あかんたれブルース

継続はチカラかな

誠実な鉄人爺8号

知性と爺ショック(2)


K爺とは昨年の秋にある会合で知り合いました。
某大手一流企業の重役(専務)を退職された人物。
年齢は70歳だけど10歳は若くみえる。
なんか昔の東宝映画の名優のような
渋くて、長身で、ロマンスグレー、頭も相当キレそうだけど
仕事もできて豪腕でシビアな仕事の鬼といった感じ。

いま求められてるようなやさしい上司じゃない。
クールで厳格な、ちょっと近寄りがたいタイプでしょう。

さて、このK爺は小学校一年から六年まで級長だったそうな。
級長とは現在のクラス委員みたいなものですが
投票ではなく先生指名。
まあ海軍兵学校でいえばクラスヘッドみたいなものです。

たまにいますよね。
それもあって自分と比較して
あまりにも別種の人間のようにみえて
敬遠してしまうか、反発する人も多いでしょう。

強者、弱者で分別すれば火曜日に出す絶対の強者だ。
恵まれた人、恵まれた人生・・・それがゆえに
弱者の気持ちなんか理解しない
しても即座に斬り捨ててしまうリアリスト、合理主義者とか
なんて思われるかもしれない。

ところで、K爺は不思議に思うことがある。
自分はスポーツでもなんでも一番で学校でも有名人だった。
しかし、それが確定する小学校高学年ならわかるけれど
なんの予備知識もない小学校一年二年で級長に選ばれたのか?

持って生まれた何かがあったんでしょうね。
えっ、名士、資産家の子弟だった?
いえ、貧乏人の倅だったそうです。

そんな彼は中学二年まで勉強するという行為を知らなかった。
つまり授業を受けるだけでずっと一番だった。
(なんか腹立たしいな(笑))
さすがに中学二年頃になると周囲は塾に通いだし
一番ではなくなったそうですが、
それでも埼玉一の名門浦和高校に入学する。
級友は猛勉強して東大を目指すなかで
彼は家が貧乏だったので就職します。

それでも働きながら夜間の大学に通った。
六大学の下から二番目の大学です。

社会人になってもバリバリ仕事できる奴だ。
高卒でも夜学でも二流大学でも関係なく出世していきます。
現在でも某業界の重鎮といわれている人物だ。

強者、ライトスタッフ、選ばれし者・・・

ところがさ、
この男が、死にたいと思ったことがある。
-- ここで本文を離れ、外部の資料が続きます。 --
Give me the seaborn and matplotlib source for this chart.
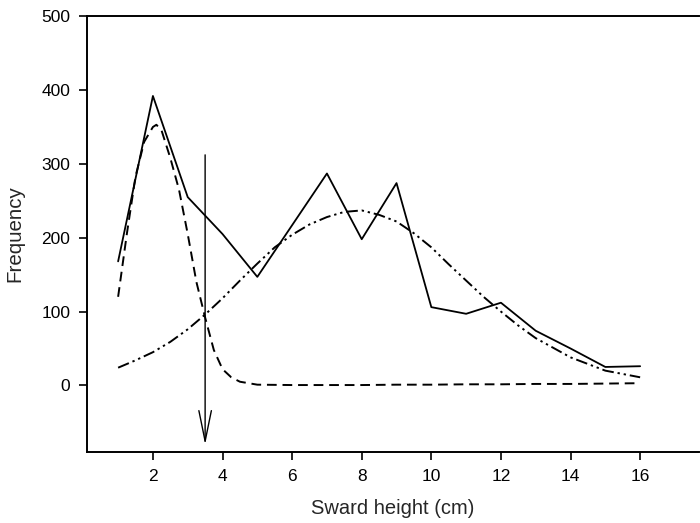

という

ある時期、忙しいときです。たぶん年中忙しいでしょうけどね。
社長から国会答弁の秘書を命じられた。
仕事と並行させてやらないといけない。めんどうだった。
というのも、K爺はこの社長が嫌いだった。
相性があわない。
それでもサラリーマンだからやらないといけないわけだ。

ある日、その用意すべき社長に渡す資料が
手違いから違う資料を作成していることに気づいた。
不味い・・・いまからじゃあ間に合わない。
どうするか・・・

そのとき、ふと、一瞬・・・・

K爺はこのまま知らないフリをして
この資料が社長に渡されれば、
国会で社長は立ち往生して大恥をかく・・・

無論、そんなことはしないしませんでしたよ。
直ちに政府の事務方に連絡して処置を施しました。

それからです。
K爺の心のなかにモヤモヤが生じて、それがとれない。

とれないどころか、

そこから闇のトンネルに入っていってしまった。
暗くて寒くて心細い場所だった。
途方もない闇の世界

それからずっとそのトンネルのなかを彷徨っていた。

彼は孤独だったのですね。
強かった、強くあろうとしていた、そして孤高であったけれど
そのトンネルの世界では孤独な人でした。

そのとき死にたいと思った
といいます。

彼がどうやってその闇のトンネルから抜け出したかは
聞かなかった。
これはK爺が学校のいじめ問題に対して
駆け込み寺のような場所、設置が具体策として
効果的かを語るうえでの彼のカミングアウトです。

地位も金も名声も手にした男が
なにも好き好んでそんな自分の弱さを告白するのか。
K爺はそんな甘っちょろいタイプではない。
それほどまだ親しくもないわたしなんかに
ある意味での「弱み」をみせる必要はないのだ。

彼はプライドの高い人間だ。
愚痴なんて漏らしたことはないだろう。
そういう孤高の人だ。
だから、そのときの一瞬の卑怯な己の考えが許せなかった。
そのプライドが孤高が、彼を深い闇に追い込んでしまった。
そのとき、本当につらかっただろうと思います。
あのとき、どこか駆け込める場所があったらと
どんなに助かっただろうとK爺は言った。
それでいじめがなくなるとはないだろうけれど、
そういう場所が必要なのだと。

この爺は人の痛みを知っている。

慧眼したよね。

いじめられて追い込まれているものたちがいる。